- Required work -
Set all the material down again unchanged, without the pictures.

- Dataset extract -
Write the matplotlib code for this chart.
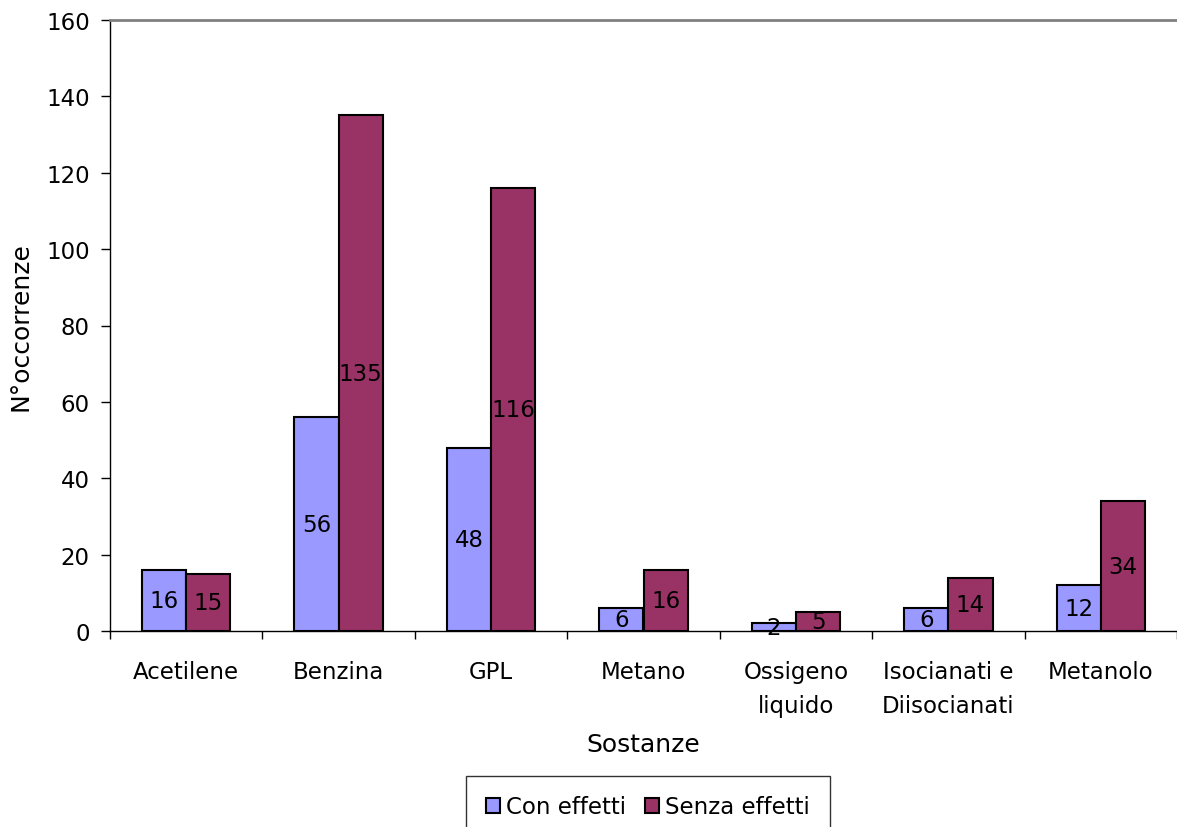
import matplotlib.pyplot as plt
import numpy as np

categories = ["Acetilene", "Benzina", "GPL", "Metano", "Ossigeno\nliquido",
              "Isocianati e\nDiisocianati", "Metanolo"]
con_effetti = [16, 56, 48, 6, 2, 6, 12]
senza_effetti = [15, 135, 116, 16, 5, 14, 34]

plt.rcParams['font.family'] = ['DejaVu Sans']

fig = plt.figure(figsize=(11.77, 8.28), dpi=100)
ax = fig.add_axes([110 / 1177, 1 - 632 / 828, 1 - 110 / 1177, (632 - 21) / 828])

x = np.arange(len(categories))
w = 0.29
b1 = ax.bar(x - w / 2, con_effetti, w, color='#9999FF', edgecolor='black', linewidth=1.5,
            label='Con effetti')
b2 = ax.bar(x + w / 2, senza_effetti, w, color='#993366', edgecolor='black', linewidth=1.5,
            label='Senza effetti')
ax.bar_label(b1, label_type='center', fontsize=16.5)
ax.bar_label(b2, label_type='center', fontsize=16.5)

ax.set_xlim(-0.5, len(categories) - 0.5)
ax.set_ylim(0, 160)
ax.set_yticks(np.arange(0, 161, 20))
ax.tick_params(axis='y', labelsize=16.5, length=6.5, width=1, direction='out', pad=8)

ax.set_xticks(np.arange(len(categories) + 1) - 0.5)
ax.set_xticklabels([])
ax.tick_params(axis='x', which='major', length=6, width=1, colors='black')
ax.set_xticks(x, minor=True)
ax.set_xticklabels(categories, minor=True, fontsize=16.5, linespacing=1.6)
ax.tick_params(axis='x', which='minor', length=0, pad=21)

ax.spines['right'].set_visible(False)
ax.spines['top'].set_color('#808080')
ax.spines['top'].set_linewidth(2)
ax.spines['left'].set_linewidth(1)
ax.spines['bottom'].set_linewidth(1)

ax.set_ylabel("N°occorrenze", fontsize=18, labelpad=10)
ax.set_xlabel("Sostanze", fontsize=18, labelpad=11)

leg = fig.legend(loc='upper center', bbox_to_anchor=(648 / 1177, 1 - 777 / 828), ncol=2,
                 fontsize=16.5, frameon=True, fancybox=False, edgecolor='black',
                 handlelength=0.6, handleheight=0.6, handletextpad=0.3, columnspacing=0.8,
                 borderpad=0.85, borderaxespad=0)
leg.get_frame().set_linewidth(1)

fig.savefig('out.png', dpi=100)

- Result -
Write the matplotlib code for this chart.
import matplotlib.pyplot as plt
import numpy as np

categories = ["Acetilene", "Benzina", "GPL", "Metano", "Ossigeno\nliquido",
              "Isocianati e\nDiisocianati", "Metanolo"]
con_effetti = [16, 56, 48, 6, 2, 6, 12]
senza_effetti = [15, 135, 116, 16, 5, 14, 34]

plt.rcParams['font.family'] = ['DejaVu Sans']

fig = plt.figure(figsize=(11.77, 8.28), dpi=100)
ax = fig.add_axes([110 / 1177, 1 - 632 / 828, 1 - 110 / 1177, (632 - 21) / 828])

x = np.arange(len(categories))
w = 0.29
b1 = ax.bar(x - w / 2, con_effetti, w, color='#9999FF', edgecolor='black', linewidth=1.5,
            label='Con effetti')
b2 = ax.bar(x + w / 2, senza_effetti, w, color='#993366', edgecolor='black', linewidth=1.5,
            label='Senza effetti')
ax.bar_label(b1, label_type='center', fontsize=16.5)
ax.bar_label(b2, label_type='center', fontsize=16.5)

ax.set_xlim(-0.5, len(categories) - 0.5)
ax.set_ylim(0, 160)
ax.set_yticks(np.arange(0, 161, 20))
ax.tick_params(axis='y', labelsize=16.5, length=6.5, width=1, direction='out', pad=8)

ax.set_xticks(np.arange(len(categories) + 1) - 0.5)
ax.set_xticklabels([])
ax.tick_params(axis='x', which='major', length=6, width=1, colors='black')
ax.set_xticks(x, minor=True)
ax.set_xticklabels(categories, minor=True, fontsize=16.5, linespacing=1.6)
ax.tick_params(axis='x', which='minor', length=0, pad=21)

ax.spines['right'].set_visible(False)
ax.spines['top'].set_color('#808080')
ax.spines['top'].set_linewidth(2)
ax.spines['left'].set_linewidth(1)
ax.spines['bottom'].set_linewidth(1)

ax.set_ylabel("N°occorrenze", fontsize=18, labelpad=10)
ax.set_xlabel("Sostanze", fontsize=18, labelpad=11)

leg = fig.legend(loc='upper center', bbox_to_anchor=(648 / 1177, 1 - 777 / 828), ncol=2,
                 fontsize=16.5, frameon=True, fancybox=False, edgecolor='black',
                 handlelength=0.6, handleheight=0.6, handletextpad=0.3, columnspacing=0.8,
                 borderpad=0.85, borderaxespad=0)
leg.get_frame().set_linewidth(1)

fig.savefig('out.png', dpi=100)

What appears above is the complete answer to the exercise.